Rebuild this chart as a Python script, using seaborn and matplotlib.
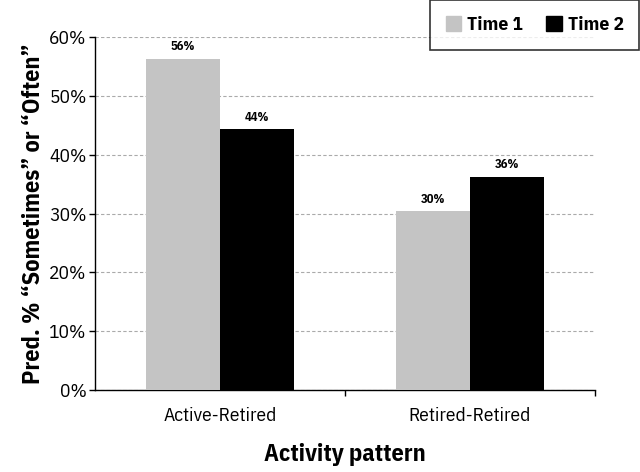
import matplotlib
matplotlib.use("Agg")
import matplotlib.pyplot as plt
import seaborn as sns
import pandas as pd
from matplotlib.ticker import PercentFormatter, FixedLocator
from matplotlib.patches import Patch

categories = ["Active-Retired", "Retired-Retired"]
series = ["Time 1", "Time 2"]
time1 = [56.3, 30.4]
time2 = [44.3, 36.2]
labels1 = ["56%", "30%"]
labels2 = ["44%", "36%"]
yticks = [0, 10, 20, 30, 40, 50, 60]

sns.set_theme(style="white")
plt.rcParams['font.family'] = ['IBM Plex Sans Condensed', 'DejaVu Sans']
plt.rcParams['text.color'] = 'black'
plt.rcParams['axes.labelcolor'] = 'black'
plt.rcParams['xtick.color'] = 'black'
plt.rcParams['ytick.color'] = 'black'

df = pd.DataFrame({
    "pattern": categories * 2,
    "time": [series[0]] * 2 + [series[1]] * 2,
    "value": time1 + time2,
})

fig = plt.figure(figsize=(6.4, 4.72), dpi=100)
ax = fig.add_axes([0.1484, 0.1737, 0.7813, 0.7479])
colors = ["#C4C4C4", "#000000"]
sns.barplot(data=df, x="pattern", y="value", hue="time", order=categories,
            hue_order=series, palette=colors, width=0.59, saturation=1,
            ax=ax, legend=False, zorder=3, linewidth=0, edgecolor="none")

for container, labs in zip(ax.containers, [labels1, labels2]):
    ax.bar_label(container, labels=labs, padding=4, fontsize=9, fontweight="bold")

ax.set_ylim(0, 60)
ax.set_xlim(-0.5, 1.5)
ax.set_yticks(yticks)
ax.yaxis.set_major_formatter(PercentFormatter(decimals=0))
ax.yaxis.grid(True, linestyle=(0, (3, 2)), color="#AAAAAA", linewidth=0.8, zorder=0)
ax.set_axisbelow(True)

ax.xaxis.set_minor_locator(FixedLocator([0.5, 1.5]))
ax.tick_params(axis="x", which="major", bottom=True, length=0, labelsize=14, pad=12)
ax.tick_params(axis="x", which="minor", bottom=True, length=4, width=1, color="black", direction="out")
ax.tick_params(axis="y", which="major", left=True, length=4, width=1, color="black", direction="out", labelsize=14, pad=2)

for s in ["top", "right"]:
    ax.spines[s].set_visible(False)
for s in ["left", "bottom"]:
    ax.spines[s].set_color("black")
    ax.spines[s].set_linewidth(1.0)

ax.set_xlabel("Activity pattern", fontsize=17.5, fontweight="bold", labelpad=13)
ax.set_ylabel("Pred. % \u201cSometimes\u201d or \u201cOften\u201d", fontsize=17.5, fontweight="bold", labelpad=3)

handles = [Patch(facecolor=c, edgecolor=c) for c in colors]
leg = fig.legend(handles, series, loc="upper right", bbox_to_anchor=(0.999, 0.999),
                 ncol=2, frameon=True, fancybox=False, edgecolor="black",
                 prop={"weight": "bold", "size": 14}, handlelength=0.8, handleheight=0.8,
                 handletextpad=0.3, columnspacing=1.2, borderpad=0.8, borderaxespad=0)
leg.get_frame().set_linewidth(1.2)

fig.savefig("out.png", dpi=100)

What to do
Gather each line in the data that holds the string "seaborn".

Answer for the task
Rebuild this chart as a Python script, using seaborn and matplotlib.
import seaborn as sns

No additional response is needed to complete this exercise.